Tezin Türü: Doktora
Tezin Yürütüldüğü Kurum: Orta Doğu Teknik Üniversitesi, Mühendislik Fakültesi, Endüstri Mühendisliği Bölümü, Türkiye
Tezin Onay Tarihi: 2011
Öğrenci: TÜLİN İNKAYA
Danışman: NUR EVİN ÖZDEMİREL
Özet:In this dissertation, we consider the clustering problem in data sets with unknown number of clusters having arbitrary shapes, intracluster and intercluster density variations. We introduce a clustering methodology which is composed of three methods that ensures extraction of local density and connectivity properties, data set reduction, and clustering. The first method constructs a unique neighborhood for each data point using the connectivity and density relations among the points based upon the graph theoretical concepts, mainly Gabriel Graphs.
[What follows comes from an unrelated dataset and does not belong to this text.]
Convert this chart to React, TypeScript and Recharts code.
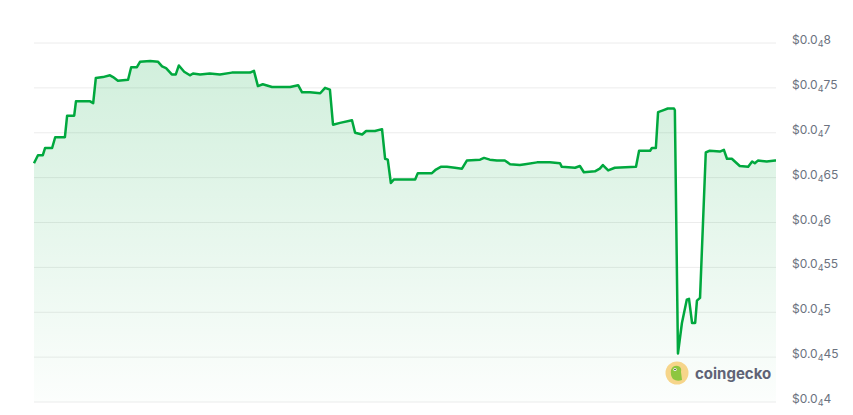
import React from "react";
import { AreaChart, Area, XAxis, YAxis, CartesianGrid } from "recharts";

// hours since start of 7-day window
const hours = [
  0, 0.9, 2.0, 2.5, 4.1, 4.8, 7.0, 7.5, 9.1, 9.5, 12.7, 13.4, 14.0, 15.6, 17.2, 17.9, 19.0, 21.3, 22.0, 23.3,
  24.0, 26.3, 28.1, 29.0, 29.9, 31.2, 32.1, 32.8, 34.0, 35.3, 36.0, 37.6, 39.8, 42.1, 44.8, 48.9, 49.8, 50.7,
  51.8, 53.9, 58.0, 59.8, 60.7, 62.5, 64.8, 65.9, 67.0, 67.7, 69.3, 72.0, 72.7, 74.3, 75.2, 77.2, 78.8, 79.5,
  80.1, 80.8, 81.5, 86.3, 86.9, 90.1, 91.0, 92.1, 93.5, 95.3, 96.9, 98.0, 101.0, 101.9, 103.2, 104.8, 106.6,
  107.8, 110.0, 111.2, 113.9, 116.8, 119.1, 119.5, 122.5, 123.6, 124.5, 127.0, 128.1, 128.8, 130.0, 131.5,
  136.3, 137.0, 139.5, 139.9, 140.8, 141.3, 142.4, 143.5, 144.9, 145.1, 145.8, 146.7, 147.8, 148.3, 149.0,
  149.7, 150.1, 150.8, 152.1, 153.0, 155.3, 156.2, 156.9, 158.0, 159.8, 161.7, 162.6, 163.2, 163.9, 165.9,
  167.8, 168,
];

// price in units of $0.00001
const prices = [
  6.66, 6.75, 6.75, 6.83, 6.83, 6.95, 6.95, 7.19, 7.19, 7.35, 7.35, 7.33, 7.61, 7.62, 7.64, 7.62, 7.58, 7.59, 7.73, 7.73,
  7.79, 7.80, 7.79, 7.74, 7.72, 7.65, 7.65, 7.75, 7.68, 7.64, 7.66, 7.65, 7.66, 7.65, 7.67, 7.67, 7.69, 7.52,
  7.54, 7.51, 7.51, 7.53, 7.45, 7.45, 7.44, 7.50, 7.48, 7.09, 7.11, 7.14, 7.00, 6.98, 7.02, 7.02, 7.04, 6.71,
  6.70, 6.44, 6.48, 6.48, 6.55, 6.55, 6.59, 6.62, 6.62, 6.61, 6.60, 6.69, 6.70, 6.72, 6.70, 6.69, 6.69,
  6.65, 6.64, 6.65, 6.67, 6.67, 6.66, 6.62, 6.61, 6.63, 6.56, 6.57, 6.60, 6.64, 6.58, 6.61,
  6.62, 6.80, 6.80, 6.83, 6.83, 7.23, 7.25, 7.27, 7.27, 7.25, 4.54, 4.88, 5.14, 5.15, 4.88,
  4.88, 5.13, 5.16, 6.78, 6.80, 6.79, 6.81, 6.71, 6.71, 6.63, 6.62, 6.68, 6.66, 6.69, 6.68,
  6.69, 6.69,
];

const yTicks = [4, 4.5, 5, 5.5, 6, 6.5, 7, 7.5, 8];

const data = hours.map((h, i) => ({ t: h, price: prices[i] }));

const TickLabel = (props: any) => {
  const { x, y, payload } = props;
  const digits = String(payload.value).replace(".", "");
  return (
    <text x={x} y={y + 1} fill="#6b7280" fontSize={12} fontFamily="Inter, 'Noto Sans', sans-serif" textAnchor="start">
      <tspan>$0.0</tspan>
      <tspan fontSize={9} dy={3}>4</tspan>
      <tspan dy={-3}>{digits}</tspan>
    </text>
  );
};

export default function App() {
  return (
    <div style={{ position: "absolute", left: 0, top: 0, width: 853, height: 415, background: "#fff" }}>
      <AreaChart width={853} height={415} data={data} margin={{ top: 43, left: 34, right: 0, bottom: 13 }}>
        <defs>
          <linearGradient id="fillG" x1="0" y1="0" x2="0" y2="1">
            <stop offset="0%" stopColor="#00a83e" stopOpacity={0.3} />
            <stop offset="100%" stopColor="#00a83e" stopOpacity={0.02} />
          </linearGradient>
        </defs>
        <CartesianGrid vertical={false} stroke="#ececec" />
        <XAxis dataKey="t" type="number" domain={[0, 168]} hide />
        <YAxis
          orientation="right"
          domain={[4, 8]}
          ticks={yTicks}
          width={77}
          axisLine={false}
          tickLine={false}
          tickSize={0}
          tickMargin={16}
          tick={<TickLabel />}
          interval={0}
        />
        <Area
          type="linear"
          dataKey="price"
          stroke="#00a83e"
          strokeWidth={2.5}
          strokeLinejoin="round"
          fill="url(#fillG)"
          baseValue={4}
          isAnimationActive={false}
          dot={false}
          activeDot={false}
        />
      </AreaChart>
      <div style={{ position: "absolute", left: 665, top: 361, display: "flex", alignItems: "center", gap: 6 }}>
        <svg width={24} height={24} viewBox="0 0 24 24">
          <circle cx={12} cy={12} r={11.5} fill="#f6d58a" />
          <path d="M6 9 Q8 4 13 5 Q17 6 16 11 L17 19 Q12 21 8 18 Q5 14 6 9 Z" fill="#8dc63f" />
          <circle cx={10} cy={8.5} r={1.6} fill="#fff" />
          <circle cx={10} cy={8.5} r={0.8} fill="#333" />
        </svg>
        <span style={{ fontFamily: "Inter, 'Noto Sans', sans-serif", fontWeight: 700, fontSize: 15, color: "#5f6375" }}>coingecko</span>
      </div>
    </div>
  );
}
Neighborhoods subsequently connected form subclusters (closures) which constitute the skeleton of the clusters. In the second method, the external shape concept in computational geometry is adapted for data set reduction and cluster visualization. This method extracts the external shape of a non-convex n-dimensional data set using Delaunay triangulation. In the third method, we inquire the applicability of Swarm Intelligence to clustering using Ant Colony Optimization (ACO). Ants explore the data set so that the clusters are detected using density break-offs, connectivity and distance information. The proposed ACO-based algorithm uses the outputs of the neighborhood construction (NC) and the external shape formation. In addition, we propose a three-phase clustering algorithm that consists of NC, outlier detection and merging phases. We test the strengths and the weaknesses of the proposed approaches by extensive experimentation with data sets borrowed from literature and generated in a controlled manner. NC is found to be effective for arbitrary shaped clusters, intracluster and intercluster density variations. The external shape formation algorithm achieves significant reductions for convex clusters. The ACO-based and the three-phase clustering algorithms have promising results for the data sets having well-separated clusters.